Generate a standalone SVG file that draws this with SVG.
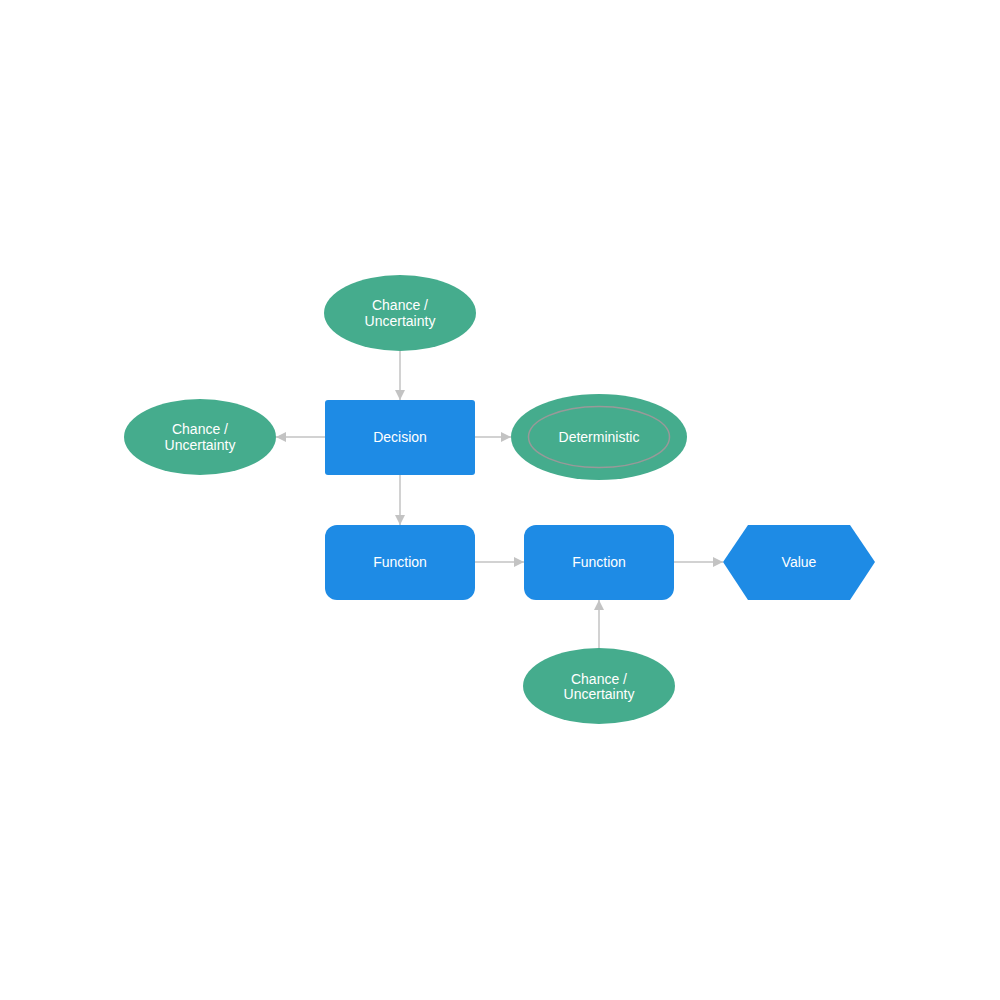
<svg xmlns="http://www.w3.org/2000/svg" width="1000" height="1000" viewBox="0 0 1000 1000">
<defs>
<style>
.g{fill:#45ac8d}
.b{fill:#1e8be5}
.t{fill:#fff;font-family:"Liberation Sans",Arial,sans-serif;font-size:14px;text-anchor:middle}
.c{stroke:#c3c3c3;stroke-width:1.5;fill:none;marker-end:url(#a)}
</style>
<marker id="a" viewBox="0 0 10 10" refX="10" refY="5" markerWidth="10" markerHeight="10" markerUnits="userSpaceOnUse" orient="auto">
<path d="M0,0 L10,5 L0,10 Z" fill="#c3c3c3"/>
</marker>
</defs>
<rect width="1000" height="1000" fill="#fff"/>
<g id="connectors">
<line class="c" x1="400" y1="351" x2="400" y2="400"/>
<line class="c" x1="325" y1="437" x2="276" y2="437"/>
<line class="c" x1="475" y1="437" x2="511" y2="437"/>
<line class="c" x1="400" y1="475" x2="400" y2="525"/>
<line class="c" x1="475" y1="562" x2="524" y2="562"/>
<line class="c" x1="674" y1="562" x2="723" y2="562"/>
<line class="c" x1="599" y1="648" x2="599" y2="600"/>
</g>
<g id="chance-top">
<ellipse class="g" cx="400" cy="313" rx="76" ry="38"/>
<text class="t" x="400" y="310">Chance /</text>
<text class="t" x="400" y="326">Uncertainty</text>
</g>
<g id="decision">
<rect class="b" x="325" y="400" width="150" height="75" rx="3"/>
<text class="t" x="400" y="442">Decision</text>
</g>
<g id="chance-left">
<ellipse class="g" cx="200" cy="437" rx="76" ry="38"/>
<text class="t" x="200" y="434">Chance /</text>
<text class="t" x="200" y="450">Uncertainty</text>
</g>
<g id="deterministic">
<ellipse class="g" cx="599" cy="437" rx="88" ry="43"/>
<ellipse cx="599" cy="437" rx="70.5" ry="30.5" fill="none" stroke="#999" stroke-width="1.5"/>
<text class="t" x="599" y="442">Deterministic</text>
</g>
<g id="function1">
<rect class="b" x="325" y="525" width="150" height="75" rx="12"/>
<text class="t" x="400" y="567">Function</text>
</g>
<g id="function2">
<rect class="b" x="524" y="525" width="150" height="75" rx="12"/>
<text class="t" x="599" y="567">Function</text>
</g>
<g id="value">
<polygon class="b" points="723,562 748,525 850,525 875,562 850,600 748,600"/>
<text class="t" x="799" y="567">Value</text>
</g>
<g id="chance-bottom">
<ellipse class="g" cx="599" cy="686" rx="76" ry="38"/>
<text class="t" x="599" y="684">Chance /</text>
<text class="t" x="599" y="699">Uncertainty</text>
</g>
</svg>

**TASK INSTRUCTIONS**
Repeat the material exactly as it reads, without any of its pictures.

**FINISHED ANSWER**
Generate a standalone SVG file that draws this with SVG.
<svg xmlns="http://www.w3.org/2000/svg" width="1000" height="1000" viewBox="0 0 1000 1000">
<defs>
<style>
.g{fill:#45ac8d}
.b{fill:#1e8be5}
.t{fill:#fff;font-family:"Liberation Sans",Arial,sans-serif;font-size:14px;text-anchor:middle}
.c{stroke:#c3c3c3;stroke-width:1.5;fill:none;marker-end:url(#a)}
</style>
<marker id="a" viewBox="0 0 10 10" refX="10" refY="5" markerWidth="10" markerHeight="10" markerUnits="userSpaceOnUse" orient="auto">
<path d="M0,0 L10,5 L0,10 Z" fill="#c3c3c3"/>
</marker>
</defs>
<rect width="1000" height="1000" fill="#fff"/>
<g id="connectors">
<line class="c" x1="400" y1="351" x2="400" y2="400"/>
<line class="c" x1="325" y1="437" x2="276" y2="437"/>
<line class="c" x1="475" y1="437" x2="511" y2="437"/>
<line class="c" x1="400" y1="475" x2="400" y2="525"/>
<line class="c" x1="475" y1="562" x2="524" y2="562"/>
<line class="c" x1="674" y1="562" x2="723" y2="562"/>
<line class="c" x1="599" y1="648" x2="599" y2="600"/>
</g>
<g id="chance-top">
<ellipse class="g" cx="400" cy="313" rx="76" ry="38"/>
<text class="t" x="400" y="310">Chance /</text>
<text class="t" x="400" y="326">Uncertainty</text>
</g>
<g id="decision">
<rect class="b" x="325" y="400" width="150" height="75" rx="3"/>
<text class="t" x="400" y="442">Decision</text>
</g>
<g id="chance-left">
<ellipse class="g" cx="200" cy="437" rx="76" ry="38"/>
<text class="t" x="200" y="434">Chance /</text>
<text class="t" x="200" y="450">Uncertainty</text>
</g>
<g id="deterministic">
<ellipse class="g" cx="599" cy="437" rx="88" ry="43"/>
<ellipse cx="599" cy="437" rx="70.5" ry="30.5" fill="none" stroke="#999" stroke-width="1.5"/>
<text class="t" x="599" y="442">Deterministic</text>
</g>
<g id="function1">
<rect class="b" x="325" y="525" width="150" height="75" rx="12"/>
<text class="t" x="400" y="567">Function</text>
</g>
<g id="function2">
<rect class="b" x="524" y="525" width="150" height="75" rx="12"/>
<text class="t" x="599" y="567">Function</text>
</g>
<g id="value">
<polygon class="b" points="723,562 748,525 850,525 875,562 850,600 748,600"/>
<text class="t" x="799" y="567">Value</text>
</g>
<g id="chance-bottom">
<ellipse class="g" cx="599" cy="686" rx="76" ry="38"/>
<text class="t" x="599" y="684">Chance /</text>
<text class="t" x="599" y="699">Uncertainty</text>
</g>
</svg>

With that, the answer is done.